Blood Tide is the fifth book in the Paula Maguire series, a series that goes from strength to strength. Paula is a forensic psychologist with an expertise in missing person cases. From her work with PSNI in Ballyterrin, Northern Ireland, she is called in to consult with the Gardai in the case of a missing English couple who have vanished from a remote island off Co. Kerry. Entwined with this is a sequence of flashbacks to an ongoing story arc concerning Paula’s missing mother, who vanished at the height of the Troubles. The highlight of this book for me was the overwhelmingly menacing atmosphere created on Bone Island.

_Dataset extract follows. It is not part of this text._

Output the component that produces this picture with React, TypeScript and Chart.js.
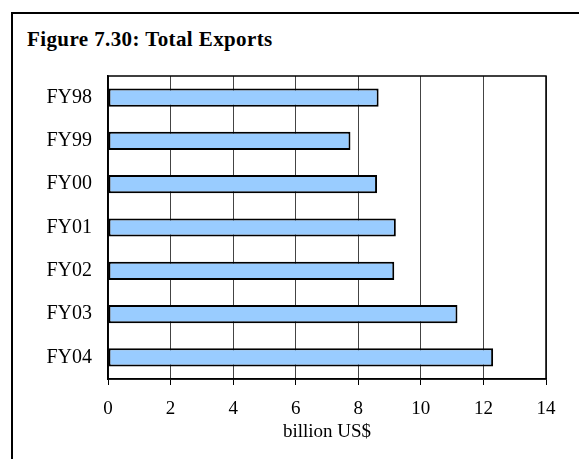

The tension was palpable all the way through and I couldn’t wait to see what was going to unfold next.

 

Her Perfect Life by Sam Hepburn

 

Gracie Dwyer has the perfect life – a celebrity chef, a beautiful home, a successful husband and a gorgeous daughter. At least, that’s what Juliet thinks. She’s a single mother, struggling to make ends meet, always looking for work and is less than amicably separated from her husband. Juliet becomes friends with Gracie, inveigling her way into Gracie’s home and life, bitter about Gracie’s success, she’s determined to uncover any deep dark secrets that she may be harbouring. Ultimately, this is Juliet’s downfall as the book concludes with a dramatic revelation. A compelling read!